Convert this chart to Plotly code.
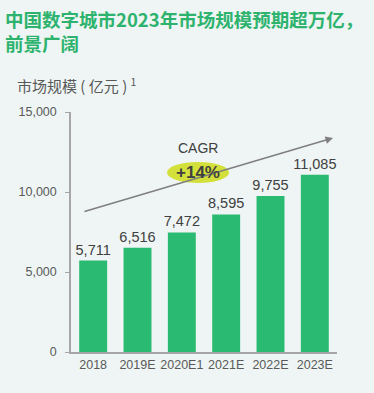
import plotly.graph_objects as go

categories = ["2018", "2019E", "2020E1", "2021E", "2022E", "2023E"]
values = [5711, 6516, 7472, 8595, 9755, 11085]
value_labels = ["5,711", "6,516", "7,472", "8,595", "9,755", "11,085"]
y_ticks = [0, 5000, 10000, 15000]
y_tick_labels = ["0", "5,000", "10,000", "15,000"]
cagr_label = "+14%"

BG = "#eef5f4"
GREEN = "#2aba72"
GRAY = "#595959"
AXIS = "#a6a6a6"
FONT = "Liberation Sans, Arial, Noto Sans CJK SC, sans-serif"
CJK = "Noto Sans CJK SC, sans-serif"

fig = go.Figure()
fig.add_trace(go.Bar(
    x=categories, y=values, marker_color=GREEN, marker_line_width=0,
    width=0.63, text=value_labels, textposition="outside", constraintext="none",
    textfont=dict(size=14.5, color="#404040", family=FONT),
    cliponaxis=False,
))

# arrow line
fig.add_annotation(x=5.41, y=13375, ax=-0.23, ay=8750, xref="x", yref="y",
                   axref="x", ayref="y", showarrow=True, arrowhead=2,
                   arrowsize=1, arrowwidth=1.5, arrowcolor="#7f7f7f", text="")
# ellipse
fig.add_shape(type="circle", xref="x", yref="y", x0=1.666, x1=3.064,
              y0=10562, y1=11875, fillcolor="#d4e03a", line_width=0, layer="above")
fig.add_annotation(x=2.365, y=11220, xref="x", yref="y", text="<b>" + cagr_label + "</b>",
                   showarrow=False, font=dict(size=17, color="#404040", family=FONT))
fig.add_annotation(x=2.365, y=12750, xref="x", yref="y", text="CAGR",
                   showarrow=False, font=dict(size=14, color="#404040", family=FONT))

# titles
fig.add_annotation(x=3, y=30.5, xref="paper", yref="paper",
                   text="<b>中国数字城市2023年市场规模预期超万亿，<br>前景广阔</b>",
                   showarrow=False, xanchor="left", yanchor="middle", align="left",
                   font=dict(size=18.5, color="#2db36e", family=CJK))
fig.add_annotation(x=15, y=85, xref="paper", yref="paper", text="市场规模 ( 亿元 ) <sup>1</sup>",
                   showarrow=False, xanchor="left", yanchor="middle",
                   font=dict(size=15, color=GRAY, family=CJK))

# convert pixel positions for paper annotations
W, H = 374, 393
L, R, T, B = 71, 37, 112, 41
pw, ph = W - L - R, H - T - B
for a in fig.layout.annotations:
    if a.xref == "paper":
        a.x = (a.x - L) / pw
        a.y = 1 - (a.y - T) / ph

fig.update_layout(
    width=W, height=H, margin=dict(l=L, r=R, t=T, b=B),
    paper_bgcolor=BG, plot_bgcolor=BG, showlegend=False, bargap=0.37,
    font=dict(family=FONT, color=GRAY),
    xaxis=dict(showline=True, linecolor=AXIS, linewidth=1.5, ticks="",
               tickfont=dict(size=12.5, color=GRAY), showgrid=False,
               range=[-0.5, 5.5], fixedrange=True),
    yaxis=dict(showline=True, linecolor=AXIS, linewidth=1.5, ticks="outside",
               ticklen=4, tickcolor=AXIS, tickvals=y_ticks, ticktext=y_tick_labels,
               tickfont=dict(size=12.5, color=GRAY), showgrid=False, zeroline=False,
               range=[0, 15000], ticklabelstandoff=6),
)
fig.write_html("out.html", config={"displayModeBar": False},
               post_script="document.body.style.margin='0';document.body.style.background='" + BG + "';")
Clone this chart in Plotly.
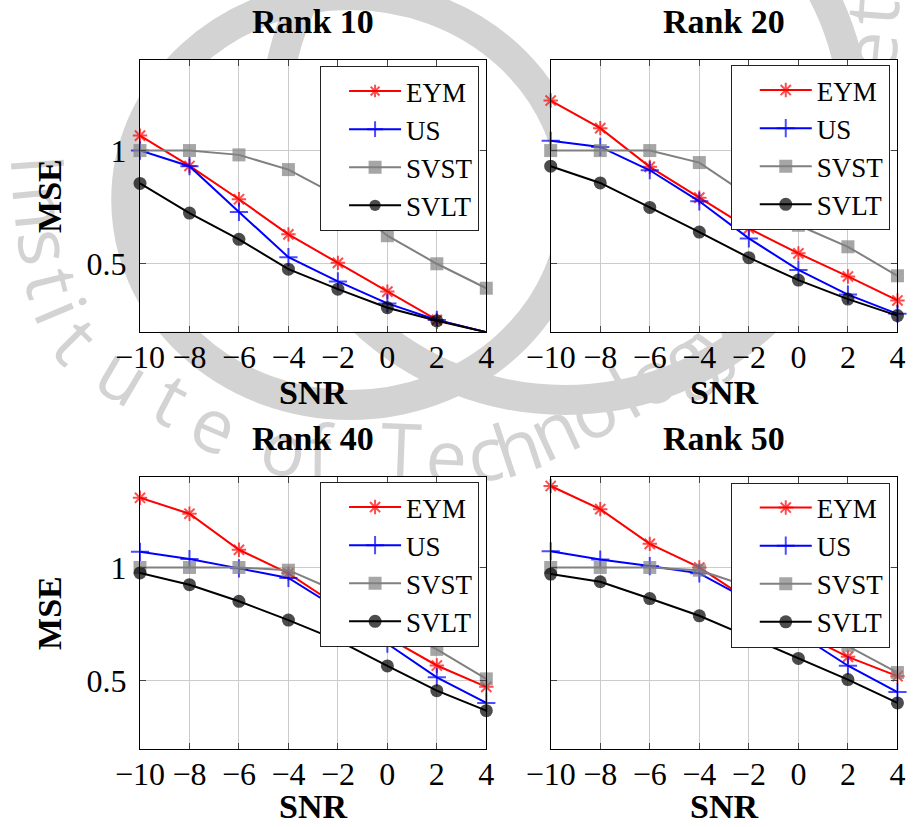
import math
import plotly.graph_objects as go

# ---------------------------------------------------------------- data
snr = [-10, -8, -6, -4, -2, 0, 2, 4]

eym_r10 = [1.066, 0.932, 0.785, 0.630, 0.504, 0.377, 0.252, 0.198]
us_r10 = [1.000, 0.931, 0.729, 0.529, 0.422, 0.325, 0.252, 0.198]
svst_r10 = [1.000, 1.000, 0.981, 0.916, 0.800, 0.624, 0.500, 0.392]
svlt_r10 = [0.855, 0.724, 0.608, 0.476, 0.388, 0.306, 0.248, 0.198]

eym_r20 = [1.221, 1.099, 0.928, 0.792, 0.656, 0.546, 0.444, 0.338]
us_r20 = [1.043, 1.016, 0.913, 0.776, 0.612, 0.473, 0.364, 0.279]
svst_r20 = [1.000, 1.000, 1.000, 0.947, 0.800, 0.670, 0.575, 0.447]
svlt_r20 = [0.931, 0.857, 0.749, 0.640, 0.527, 0.428, 0.344, 0.271]

eym_r40 = [1.307, 1.237, 1.078, 0.974, 0.830, 0.692, 0.568, 0.474]
us_r40 = [1.069, 1.037, 0.996, 0.954, 0.818, 0.664, 0.516, 0.403]
svst_r40 = [1.000, 1.000, 1.000, 0.988, 0.893, 0.750, 0.639, 0.509]
svlt_r40 = [0.976, 0.924, 0.851, 0.768, 0.679, 0.566, 0.457, 0.369]

eym_r50 = [1.359, 1.257, 1.104, 1.000, 0.856, 0.715, 0.606, 0.521]
us_r50 = [1.071, 1.035, 1.006, 0.974, 0.856, 0.708, 0.567, 0.451]
svst_r50 = [1.000, 1.000, 1.000, 0.988, 0.915, 0.770, 0.655, 0.537]
svlt_r50 = [0.971, 0.937, 0.863, 0.787, 0.694, 0.599, 0.506, 0.403]

panel_titles = ["Rank 10", "Rank 20", "Rank 40", "Rank 50"]
method_names = ["EYM", "US", "SVST", "SVLT"]
x_ticks = [-10, -8, -6, -4, -2, 0, 2, 4]
y_ticks = [0.5, 1]
y_tick_text = ["0.5", "1"]
Y_MIN, Y_MAX = 0.2, 1.4

panels = [
    [eym_r10, us_r10, svst_r10, svlt_r10],
    [eym_r20, us_r20, svst_r20, svlt_r20],
    [eym_r40, us_r40, svst_r40, svlt_r40],
    [eym_r50, us_r50, svst_r50, svlt_r50],
]

# ---------------------------------------------------------------- styling
W, H = 918, 827
SERIF = "Liberation Serif"
styles = {
    "EYM": dict(color="#ff0000", symbol="asterisk-open", size=12),
    "US": dict(color="#0000ff", symbol="cross-thin-open", size=13),
    "SVST": dict(color="#808080", symbol="square", size=13),
    "SVLT": dict(color="#000000", symbol="circle", size=13),
}

# plot-area boxes in pixels: (left, top, right, bottom)
boxes = [
    (119.3, 60.0, 478.5, 331.7),
    (545.3, 60.0, 905.0, 331.7),
    (119.3, 476.7, 478.5, 749.0),
    (545.3, 476.7, 905.0, 749.0),
]
legend_anchor = [(471, 66), (897, 65), (471, 482), (897, 482.5)]


def px(x):
    return x / W


def py(y):
    return 1 - y / H


fig = go.Figure()
legend_keys = ["legend", "legend2", "legend3", "legend4"]

for i, series in enumerate(panels):
    ax = "" if i == 0 else str(i + 1)
    for name, vals in zip(method_names, series):
        st = styles[name]
        # points below the axis floor get no marker (the line is clipped there)
        sizes = [st["size"] if v >= Y_MIN else 0 for v in vals]
        filled = st["symbol"] in ("square", "circle")
        fig.add_trace(go.Scatter(
            x=snr, y=vals, name=name, mode="lines+markers",
            xaxis="x" + ax, yaxis="y" + ax,
            legend=legend_keys[i],
            line=dict(color=st["color"], width=2),
            marker=dict(symbol=st["symbol"], size=sizes, color=st["color"],
                        line=dict(color=st["color"], width=0 if filled else 2)),
            cliponaxis=False,
        ))

layout = dict(
    width=W, height=H,
    margin=dict(l=0, r=0, t=0, b=0),
    paper_bgcolor="white", plot_bgcolor="white",
    font=dict(family=SERIF, size=30, color="black"),
    showlegend=True,
)

for i, (l, t, r, b) in enumerate(boxes):
    ax = "" if i == 0 else str(i + 1)
    common = dict(
        showline=True, linecolor="black", linewidth=1, mirror="ticks",
        ticks="inside", ticklen=6, tickcolor="#444", tickwidth=1,
        showgrid=True, gridcolor="#cccccc", gridwidth=1,
        zeroline=False, tickfont=dict(family=SERIF, size=32, color="black"),
    )
    layout["xaxis" + ax] = dict(
        common, domain=[px(l), px(r)], range=[-10, 4],
        tickvals=x_ticks, anchor="y" + ax, ticklabelstandoff=-3,
    )
    layout["yaxis" + ax] = dict(
        common, domain=[py(b), py(t)], range=[Y_MIN, Y_MAX],
        tickvals=y_ticks, ticktext=y_tick_text, anchor="x" + ax,
        showticklabels=(i % 2 == 0), ticklabelstandoff=6,
    )
    lx, ly = legend_anchor[i]
    layout[legend_keys[i]] = dict(
        x=px(lx), y=py(ly), xanchor="right", yanchor="top",
        xref="paper", yref="paper",
        bgcolor="white", bordercolor="#222", borderwidth=1,
        font=dict(family=SERIF, size=27, color="black"),
        tracegroupgap=0, itemwidth=52, indentation=23,
    )

fig.update_layout(**layout)

# ---------------------------------------------------------------- watermark
WM = "#d3d3d3"
shapes = []
# seal rings
for (cx, cy, rx, ry) in [(337, 200, 232, 205), (560, 120, 300, 280)]:
    shapes.append(dict(type="circle", xref="paper", yref="paper", layer="below",
                       x0=px(cx - rx), x1=px(cx + rx), y0=py(cy + ry), y1=py(cy - ry),
                       line=dict(color=WM, width=30), fillcolor="rgba(0,0,0,0)"))

# seal lettering, one glyph per anchor point
seal_letters = list("Institute") + list("of") + list("Technology")
seal_pts = [(10, 165), (13, 207), (18, 247), (25, 284), (34, 312), (50, 343),
            (100, 378), (150, 402), (195, 428),
            (268, 452), (305, 455),
            (390, 453), (437, 460), (478, 457), (512, 450), (550, 433),
            (590, 414), (624, 396), (652, 380), (687, 360), (718, 340)]


def glyph_shape(ch, x, y, ang):
    return dict(type="rect", xref="paper", yref="paper", layer="below",
                x0=px(x - 1), x1=px(x + 1), y0=py(y + 1), y1=py(y - 1),
                line=dict(width=0), fillcolor="rgba(0,0,0,0)",
                label=dict(text=ch, textangle=ang, textposition="middle center",
                           padding=0,
                           font=dict(family="Open Sans", size=74, color=WM)))


n = len(seal_pts)
for k, (ch, (x, y)) in enumerate(zip(seal_letters, seal_pts)):
    a = seal_pts[max(k - 1, 0)]
    b = seal_pts[min(k + 1, n - 1)]
    ang = math.degrees(math.atan2(b[1] - a[1], b[0] - a[0]))
    shapes.append(glyph_shape(ch, x, y, ang))
shapes.append(glyph_shape("e", 880, 52, -84))
shapes.append(glyph_shape("t", 882, 12, -86))

# white plot areas over the watermark
for (l, t, r, b) in boxes:
    shapes.append(dict(type="rect", xref="paper", yref="paper", layer="below",
                       x0=px(l), x1=px(r), y0=py(b), y1=py(t),
                       line=dict(width=0), fillcolor="white"))
fig.update_layout(shapes=shapes)

# ---------------------------------------------------------------- titles
annotations = []
for i, (l, t, r, b) in enumerate(boxes):
    cxp = (l + r) / 2
    annotations.append(dict(x=px(cxp), y=py(t - 38), xref="paper", yref="paper",
                            text="<b>%s</b>" % panel_titles[i], showarrow=False,
                            font=dict(family=SERIF, size=34, color="black"),
                            xanchor="center", yanchor="middle"))
    snr_off = 81 if i < 2 else 78
    annotations.append(dict(x=px(cxp), y=py(b + snr_off), xref="paper", yref="paper",
                            text="<b>SNR</b>", showarrow=False,
                            font=dict(family=SERIF, size=34, color="black"),
                            xanchor="center", yanchor="bottom"))
    if i % 2 == 0:
        annotations.append(dict(x=px(26), y=py((t + b) / 2), xref="paper", yref="paper",
                                text="<b>MSE</b>", showarrow=False, textangle=-90,
                                font=dict(family=SERIF, size=34, color="black"),
                                xanchor="center", yanchor="middle"))

fig.update_layout(annotations=annotations)
fig.write_html("out.html")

**Task description**
Select all lines in the listing above where the word "this" appears, and show them.

**Written response**
Convert this chart to Plotly code.
Clone this chart in Plotly.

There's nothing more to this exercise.